Security industry 'must hire more women'

News by Tim Ring

The information security profession is 'reactionary' and not evolving fast enough - and must recruit more women to solve its crippling skills shortage according to an (ISC)2 report.

The information security profession is ‘reactionary' and not evolving fast enough – and must recruit more women to solve its crippling skills shortage - that's the message from the ‘Agents of Change' survey by security industry body (ISC)2, which finds that just 7 per cent of security professionals in Europe are women. Worldwide, the figure is 11 per cent.

“Organisations globally need to shift attention to this critical problem,” the report says. “The profession as a whole has been slow in tapping into the pool of talent represented by women.”

It adds: “The information security discipline must transform. Past transformational approaches, while well-meaning, have only produced incremental and reactionary approaches.”

The survey says information security is transforming from a purely technical role to one with “a more comprehensive, risk-based business orientation” requiring skills in areas like governance, risk and compliance (GRC) and aligning security strategy with business strategy – which it says directly align with the skillsets and “distinctive perspectives” held by women in the industry.

As a result, the report suggest that more women in the profession would not only tackle the skills crisis, they would also act as ‘agents of change' to help more security departments move to these newer skills.

The survey recommends that “the male leadership in and out of the information security field” needs to “recognise the concrete and complementary value that women bring to information security”.

 “In their recruiting and hiring decisions, greater emphasis should be placed on building a more diverse information security team. Technical skills, while still important, must be increasingly supplemented with the multi-disciplinary skills and perspective necessary to make subtle but impactful risk management decisions,” concludes the report.

Andrea Simmons, a director of the UK-based Institute of Information Security Professionals (IISP), agrees that companies should look less at whether staff offer specifics such as a computer sciences degree, and focus on their overall skills and aptitude for the job.

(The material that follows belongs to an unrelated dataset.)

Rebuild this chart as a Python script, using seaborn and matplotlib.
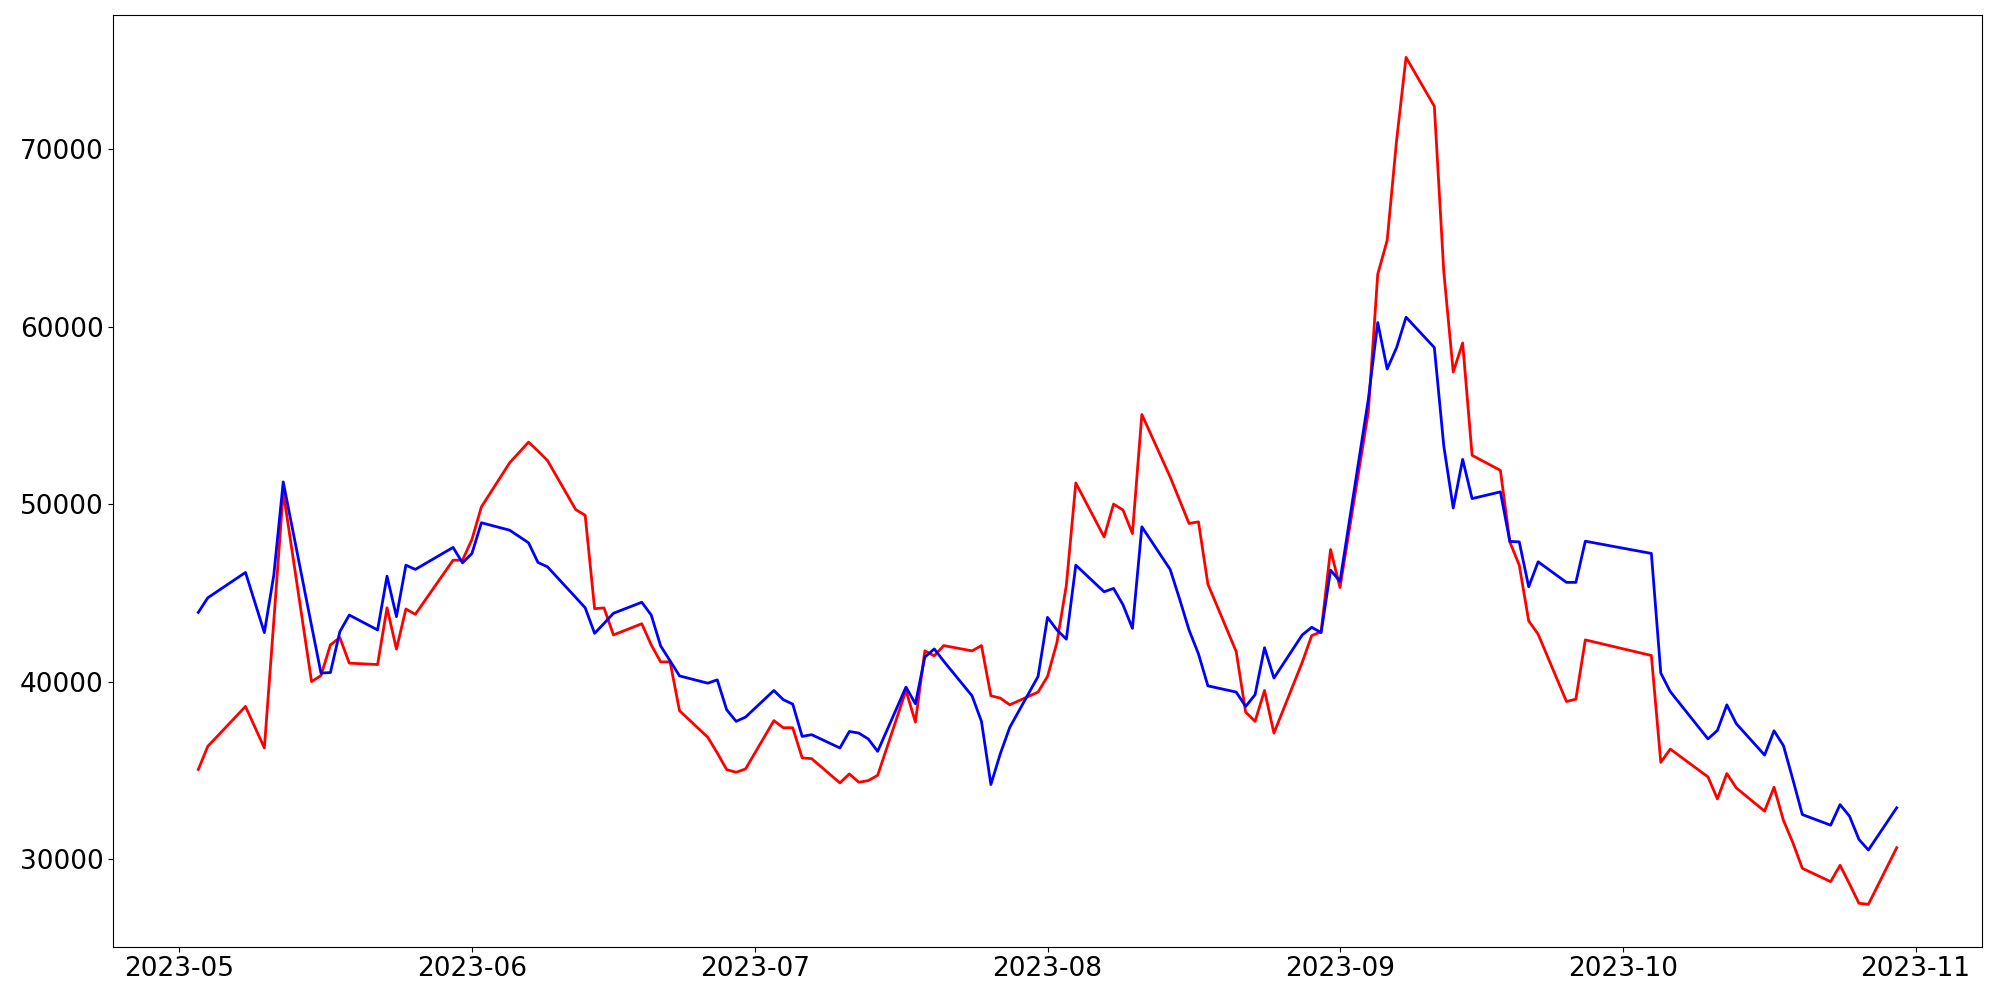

 “A more skills-focused approach by organisations makes it easier for them to take people in from different angles, rather than just based on your qualifications,” says Simmons, adding: “If you use the skills frameworks approach appropriately then you are assessing people against what skills have they got across what areas that you need. It's actually looking at what we are doing in a more professional manner.”

Simmons advises:  “You need a mix of skills. We can be too purist in what we're looking for from people.”

The low number of women in the information security profession has been brought into sharper focus by the current skills crisis. Just last week Ernst & Young's ‘Global Information Security Survey' found that “lack of skilled resources” in their information security function is a major issue for two-thirds of organisations.

In the UK, elements of the Government's flagship £650 million National Cyber Security Programme have been delayed through lack of skilled staff and the new National Crime Agency is currently hiring 400 apprentice ‘cyber crime fighters' instead of appointing experienced experts. In fact the shortage is so severe that the use of convicted hackers has been mooted for the UK Cyber Defence Unit, a suggestion condemned by many.

"This development does highlight the problem of a skills shortage and the lack of talent outside the criminal community to tackle serious cyber-attacks facing the country. This is why it is so important to encourage the next generation to study, and become expert on, security-related issues so they can be the ones to fight sophisticated cyber-threats in the future," comments David Emm, Senior Security Researcher at Kaspersky Lab. Emm questions the use of criminals to protect the country's most sensitive information, arguing that: "Those who have previously worked for the ‘dark side' of the code-breaking fraternity are often motivated by money and misplaced ideals, and therefore expecting them to switch sides, and remain there is unrealistic.” Instead Emm suggests education is the answer, with the computing element of the new National Curriculum moving from simply using technology to understanding how it works - a move which might also ensure more women were prepared and interested in entering the sector.